** BEGIN **

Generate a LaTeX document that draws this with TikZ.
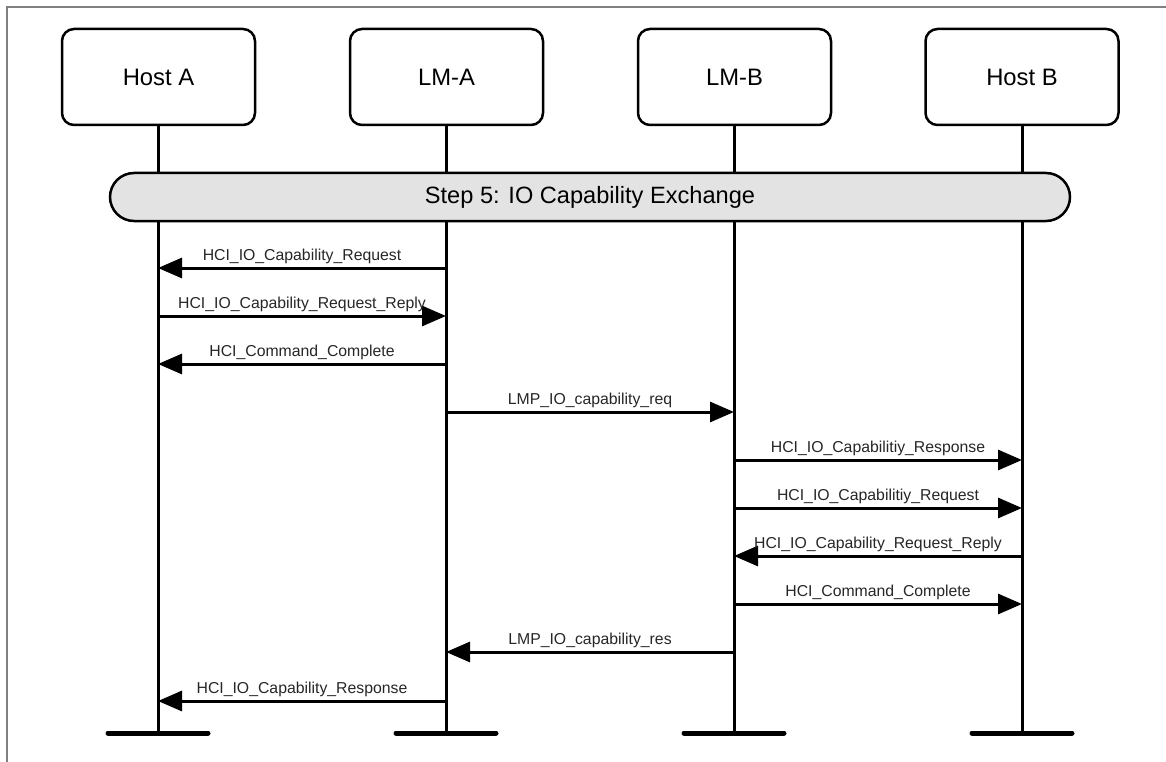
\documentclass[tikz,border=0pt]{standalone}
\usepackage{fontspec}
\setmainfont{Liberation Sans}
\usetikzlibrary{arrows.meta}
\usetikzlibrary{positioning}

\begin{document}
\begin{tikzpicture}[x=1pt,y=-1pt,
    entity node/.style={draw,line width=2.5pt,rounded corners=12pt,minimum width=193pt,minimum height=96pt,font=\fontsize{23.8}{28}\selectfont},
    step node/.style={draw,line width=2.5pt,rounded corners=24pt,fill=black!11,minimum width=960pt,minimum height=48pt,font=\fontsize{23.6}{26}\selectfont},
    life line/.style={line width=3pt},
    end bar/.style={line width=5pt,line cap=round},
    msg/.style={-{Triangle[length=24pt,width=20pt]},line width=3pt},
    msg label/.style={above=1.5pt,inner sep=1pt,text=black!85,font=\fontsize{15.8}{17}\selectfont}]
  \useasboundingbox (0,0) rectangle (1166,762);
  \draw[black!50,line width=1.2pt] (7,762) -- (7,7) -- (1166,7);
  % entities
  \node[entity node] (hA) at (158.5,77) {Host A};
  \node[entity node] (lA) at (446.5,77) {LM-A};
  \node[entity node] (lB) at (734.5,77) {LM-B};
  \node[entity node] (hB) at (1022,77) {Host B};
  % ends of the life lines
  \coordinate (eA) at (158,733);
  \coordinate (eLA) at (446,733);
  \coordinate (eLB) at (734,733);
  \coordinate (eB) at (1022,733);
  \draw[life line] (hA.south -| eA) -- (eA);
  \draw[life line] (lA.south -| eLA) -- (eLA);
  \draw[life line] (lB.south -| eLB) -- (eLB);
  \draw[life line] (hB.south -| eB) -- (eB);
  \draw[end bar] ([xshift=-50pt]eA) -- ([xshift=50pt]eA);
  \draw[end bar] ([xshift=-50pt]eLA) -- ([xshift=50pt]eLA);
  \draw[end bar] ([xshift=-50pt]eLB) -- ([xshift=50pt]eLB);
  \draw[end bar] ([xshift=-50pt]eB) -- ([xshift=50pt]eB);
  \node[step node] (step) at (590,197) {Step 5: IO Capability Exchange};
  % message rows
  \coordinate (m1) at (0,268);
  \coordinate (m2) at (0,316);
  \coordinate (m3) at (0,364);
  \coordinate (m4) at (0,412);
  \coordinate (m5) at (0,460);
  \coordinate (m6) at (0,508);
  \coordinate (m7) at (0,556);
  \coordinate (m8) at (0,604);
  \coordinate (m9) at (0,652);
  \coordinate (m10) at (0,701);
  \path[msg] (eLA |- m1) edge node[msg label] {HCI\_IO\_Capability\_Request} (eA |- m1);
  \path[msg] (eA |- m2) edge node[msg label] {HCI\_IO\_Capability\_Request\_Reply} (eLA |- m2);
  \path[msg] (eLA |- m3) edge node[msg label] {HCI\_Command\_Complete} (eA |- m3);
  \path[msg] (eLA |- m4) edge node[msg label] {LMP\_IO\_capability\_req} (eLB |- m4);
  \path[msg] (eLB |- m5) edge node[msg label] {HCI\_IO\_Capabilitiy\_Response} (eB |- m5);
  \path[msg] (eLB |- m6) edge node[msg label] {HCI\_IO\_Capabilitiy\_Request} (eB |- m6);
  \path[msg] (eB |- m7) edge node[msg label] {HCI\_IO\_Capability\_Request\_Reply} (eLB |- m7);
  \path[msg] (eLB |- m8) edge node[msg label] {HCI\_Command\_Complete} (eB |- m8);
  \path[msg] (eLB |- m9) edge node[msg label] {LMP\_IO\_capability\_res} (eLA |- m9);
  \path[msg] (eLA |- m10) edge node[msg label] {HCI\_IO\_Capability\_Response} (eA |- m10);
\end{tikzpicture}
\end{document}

** END **

# [Problem requirements]
Reproduce every line exactly and omit all pictures.

# [Answer below]
Generate a LaTeX document that draws this with TikZ.
\documentclass[tikz,border=0pt]{standalone}
\usepackage{fontspec}
\setmainfont{Liberation Sans}
\usetikzlibrary{arrows.meta}
\usetikzlibrary{positioning}

\begin{document}
\begin{tikzpicture}[x=1pt,y=-1pt,
    entity node/.style={draw,line width=2.5pt,rounded corners=12pt,minimum width=193pt,minimum height=96pt,font=\fontsize{23.8}{28}\selectfont},
    step node/.style={draw,line width=2.5pt,rounded corners=24pt,fill=black!11,minimum width=960pt,minimum height=48pt,font=\fontsize{23.6}{26}\selectfont},
    life line/.style={line width=3pt},
    end bar/.style={line width=5pt,line cap=round},
    msg/.style={-{Triangle[length=24pt,width=20pt]},line width=3pt},
    msg label/.style={above=1.5pt,inner sep=1pt,text=black!85,font=\fontsize{15.8}{17}\selectfont}]
  \useasboundingbox (0,0) rectangle (1166,762);
  \draw[black!50,line width=1.2pt] (7,762) -- (7,7) -- (1166,7);
  % entities
  \node[entity node] (hA) at (158.5,77) {Host A};
  \node[entity node] (lA) at (446.5,77) {LM-A};
  \node[entity node] (lB) at (734.5,77) {LM-B};
  \node[entity node] (hB) at (1022,77) {Host B};
  % ends of the life lines
  \coordinate (eA) at (158,733);
  \coordinate (eLA) at (446,733);
  \coordinate (eLB) at (734,733);
  \coordinate (eB) at (1022,733);
  \draw[life line] (hA.south -| eA) -- (eA);
  \draw[life line] (lA.south -| eLA) -- (eLA);
  \draw[life line] (lB.south -| eLB) -- (eLB);
  \draw[life line] (hB.south -| eB) -- (eB);
  \draw[end bar] ([xshift=-50pt]eA) -- ([xshift=50pt]eA);
  \draw[end bar] ([xshift=-50pt]eLA) -- ([xshift=50pt]eLA);
  \draw[end bar] ([xshift=-50pt]eLB) -- ([xshift=50pt]eLB);
  \draw[end bar] ([xshift=-50pt]eB) -- ([xshift=50pt]eB);
  \node[step node] (step) at (590,197) {Step 5: IO Capability Exchange};
  % message rows
  \coordinate (m1) at (0,268);
  \coordinate (m2) at (0,316);
  \coordinate (m3) at (0,364);
  \coordinate (m4) at (0,412);
  \coordinate (m5) at (0,460);
  \coordinate (m6) at (0,508);
  \coordinate (m7) at (0,556);
  \coordinate (m8) at (0,604);
  \coordinate (m9) at (0,652);
  \coordinate (m10) at (0,701);
  \path[msg] (eLA |- m1) edge node[msg label] {HCI\_IO\_Capability\_Request} (eA |- m1);
  \path[msg] (eA |- m2) edge node[msg label] {HCI\_IO\_Capability\_Request\_Reply} (eLA |- m2);
  \path[msg] (eLA |- m3) edge node[msg label] {HCI\_Command\_Complete} (eA |- m3);
  \path[msg] (eLA |- m4) edge node[msg label] {LMP\_IO\_capability\_req} (eLB |- m4);
  \path[msg] (eLB |- m5) edge node[msg label] {HCI\_IO\_Capabilitiy\_Response} (eB |- m5);
  \path[msg] (eLB |- m6) edge node[msg label] {HCI\_IO\_Capabilitiy\_Request} (eB |- m6);
  \path[msg] (eB |- m7) edge node[msg label] {HCI\_IO\_Capability\_Request\_Reply} (eLB |- m7);
  \path[msg] (eLB |- m8) edge node[msg label] {HCI\_Command\_Complete} (eB |- m8);
  \path[msg] (eLB |- m9) edge node[msg label] {LMP\_IO\_capability\_res} (eLA |- m9);
  \path[msg] (eLA |- m10) edge node[msg label] {HCI\_IO\_Capability\_Response} (eA |- m10);
\end{tikzpicture}
\end{document}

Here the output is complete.